TL;DR
This paper identifies the smallest trees with specific computational complexities for their associated CSPs, demonstrating that tree orientation critically influences problem difficulty and providing computational tools for their classification.
Contribution
It determines the smallest trees with NP-complete, NL-hard, and other complexity properties, and introduces methods for efficiently analyzing tree orientations in CSP complexity classification.
Findings
A 20-vertex tree with NP-complete CSP orientation.
Smallest trees that are NL-hard, not solvable by arc consistency, or Datalog.

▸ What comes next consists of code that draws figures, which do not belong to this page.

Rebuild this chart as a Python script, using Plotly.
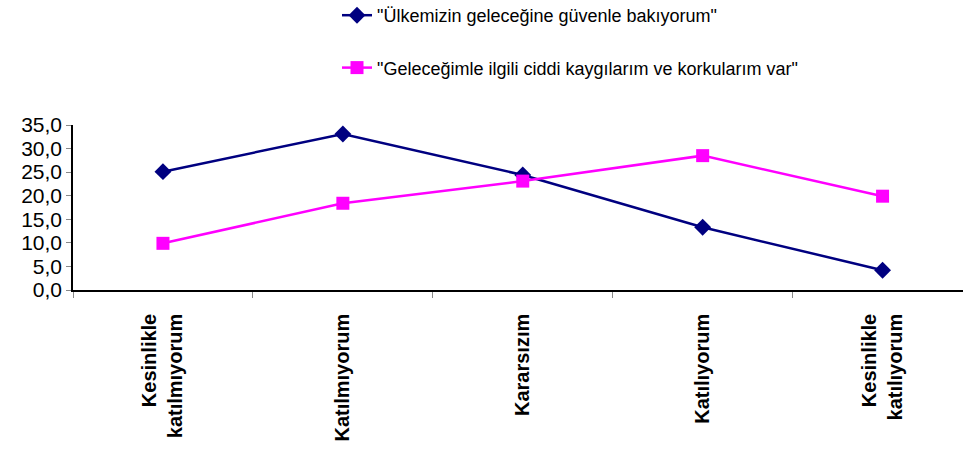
import plotly.graph_objects as go

categories = ["Kesinlikle<br>katılmıyorum", "Katılmıyorum", "Kararsızım", "Katılıyorum", "Kesinlikle<br>katılıyorum"]
series1_name = "\"Ülkemizin geleceğine güvenle bakıyorum\""
series1 = [25.1, 33.1, 24.4, 13.3, 4.2]
series2_name = "\"Geleceğimle ilgili ciddi kaygılarım ve korkularım var\""
series2 = [9.9, 18.4, 23.1, 28.5, 19.9]
y_ticks = [0, 5, 10, 15, 20, 25, 30, 35]

fig = go.Figure()
fig.add_trace(go.Scatter(
    x=categories, y=series1, name=series1_name, mode="lines+markers",
    line=dict(color="#000080", width=2.5),
    marker=dict(symbol="diamond", size=13, color="#000080"),
    legendgroup="a",
))
fig.add_trace(go.Scatter(
    x=categories, y=series2, name=series2_name, mode="lines+markers",
    line=dict(color="#FF00FF", width=2.5),
    marker=dict(symbol="square", size=13, color="#FF00FF"),
    legendgroup="b",
))

W, H = 963, 453
L, R, T, B = 73, 0, 125, 163
fig.update_layout(
    width=W, height=H,
    margin=dict(l=L, r=R, t=T, b=B, autoexpand=False),
    paper_bgcolor="white", plot_bgcolor="white",
    separators=",.",
    font=dict(family="Liberation Sans, Arial, sans-serif", color="black"),
    showlegend=True,
    legend=dict(
        x=(337 - L) / (W - L - R), y=1 + (T + 3) / (H - T - B),
        xanchor="left", yanchor="top",
        font=dict(size=18, color="black"),
        tracegroupgap=26,
        bgcolor="rgba(0,0,0,0)",
    ),
)
fig.update_xaxes(
    type="category",
    range=[-0.5, -0.5 + (961 - L) / 179.5],
    showline=True, linecolor="black", linewidth=1.5,
    ticks="outside", tickson="boundaries", ticklen=6, tickcolor="#888888",
    tickangle=-90, ticklabelstandoff=14,
    tickfont=dict(size=20, family="Liberation Sans, Arial, sans-serif", color="black", weight="bold"),
    showgrid=False, zeroline=False, automargin=False,
)
fig.update_yaxes(
    range=[0, 35], tickvals=y_ticks, tickformat=".1f",
    showline=True, linecolor="black", linewidth=1.5,
    ticks="outside", ticklen=5, tickcolor="#888888",
    tickfont=dict(size=21, color="black"),
    showgrid=False, zeroline=False, automargin=False,
)

fig.write_html("out.html", config={"displayModeBar": False},
               post_script="document.body.style.margin='0';")
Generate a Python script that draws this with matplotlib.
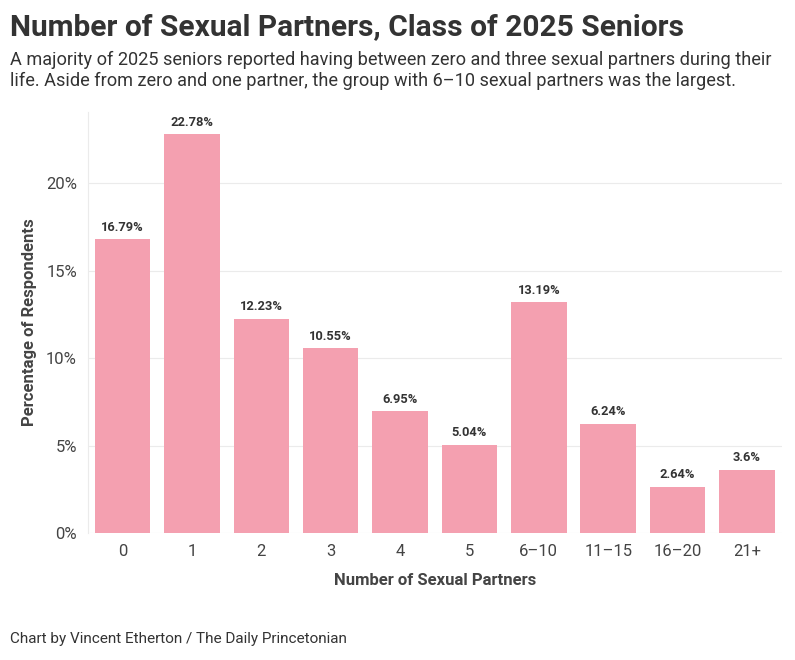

Experimental support for the 'easy trees lack counting' conjecture.
Abstract
We find an orientation of a tree with 20 vertices such that the corresponding fixed-template constraint satisfaction problem (CSP) is NP-complete, and prove that for every orientation of a tree with fewer vertices the corresponding CSP can be solved in polynomial time. We also compute the smallest tree that is NL-hard (assuming L is not NL), the smallest tree that cannot be solved by arc consistency, and the smallest tree that cannot be solved by Datalog. Our experimental results also support a conjecture of Bulin concerning a question of Hell, Nesetril and Zhu, namely that "easy trees lack the ability to count". Most proofs are computer-based and make use of the most recent universal-algebraic theory about the complexity of finite-domain CSPs. However, further ideas are required because of the huge number of orientations of trees. In particular, we use the well-known fact that it…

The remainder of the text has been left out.